Hmmm. Then I'd bore the odd ones to size ... when I needed 'em. Just
keep enough brass sleeves to hand, drilled out enough for the small
boring bar to go in. 

> And I'm trying to dream up a way to mill a square in the rear, where the 
> square but of the tap will be, and since I have one of those kilowatt 
> induction heaters, figure out how to pour a lower melting point alloy of 
> some sort to fix the square tap butt into the square in the rear of the 
> brass holder, as thats a bunch easier than all that drilling and tapping 
> for set screws. High silver alloy solder comes to mind as its some 
> pretty tough stuff. But would that heat, maybe 850-900F kill the tap?

Urrgh. Wet flannel around the business end of the tap ought to protect
against the brutality inflicted on the other end, but there are better
ways to skin a cat than with a flamethrower.

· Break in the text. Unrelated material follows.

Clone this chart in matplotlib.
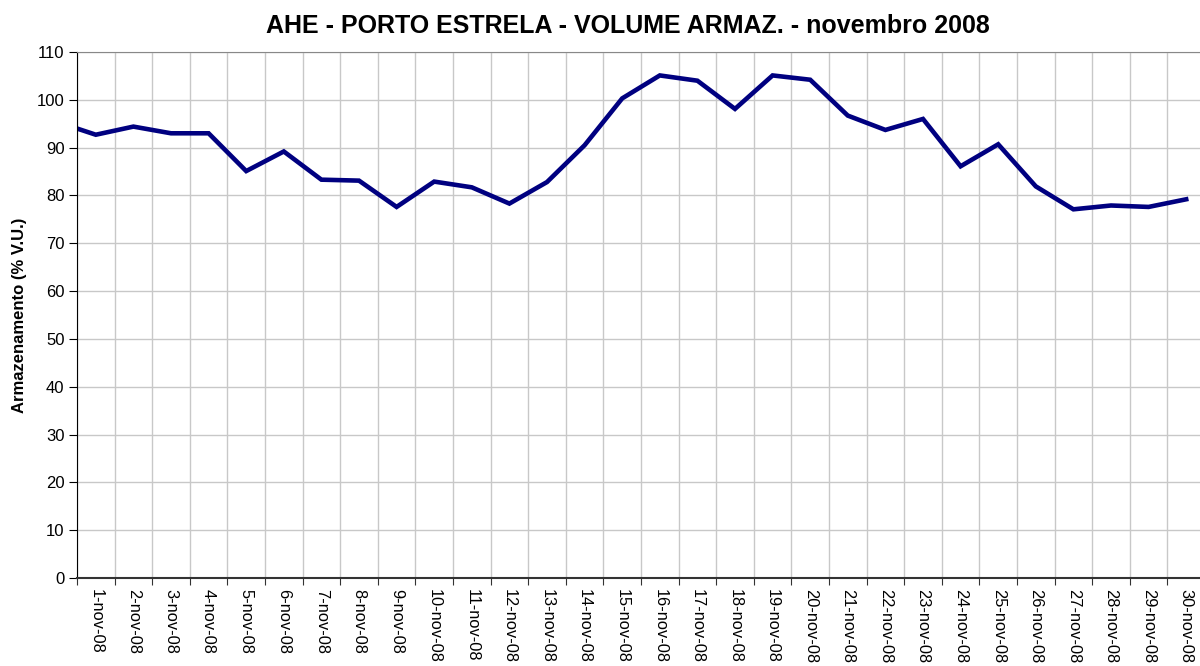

How's this size up?: Radially slot the top end of the tap hat body to
provide two internal flats to grip the tap square, then drill/bore from
the other end to take the tap. If you overshoot, then the middle of each
flat will go, but the outer third or so on each side will remain unless
the square end of the tap has been made unnaturally small. But hold on,
what keeps the tap captive then? I'm sticking with the grubscrews.

> If I do the set screw thing, I'll need them in 2mm to 6mm, or maybe even 
> 8mm for the biggest ones.

Well, you could MIG tack weld the top of the taps into steel tap hats -
that wouldn't conduct much heat to the other end, but that's rough
treatment too. A box or three of grubscrews off fleabay won't add up to
much cost. The last boxful I bought was M3 to M10, IIRC. You might do
better buying plastic bags of each size, for quantity.

> Thats not counting a 20 kg bag of 1.5" to 4"ers for pipe I found while
> cleaning up the old home place after Dee's brother died. None in good
> shape, broken teeth etc. He worked for one of the local gas companies
> as a mech at a pumping station.

Rigid tapping with the 4"er might challenge the machine ... not least
getting the job under the spindle, I figure.

...

> I didn't like the looks of the sky when I left to get a loaf of bread and 
> a paper and something I could nuke for our dinner, and had to sit out 
> the worst of it trapped in my pickup in the grocery store parking lot.
> And the same back at the house. I got soaked in the 50 feet plus opening 
> the back door of the king cab to retrieve the sacks, run for the house. 
> 30 minutes later, full sunshine again. Crazy weather.

Seems to be more of that about these days. Forecast for tomorrow is one
month's rain in a day for Gippsland. I'm staying here. (They need it -
desperately, for stockwater and domestic rainwater tanks. Too late for
pastures, though.)

> Stay warm Erik, it should be getting toward keeping the wood stove 
> crackling in your neck of the woods. Its been up as high as 89F here 
> already.

The hills here are smaller than yours (I'm only at 600' altitude), but
with 40F less than at your place, the heater's earning its keep already.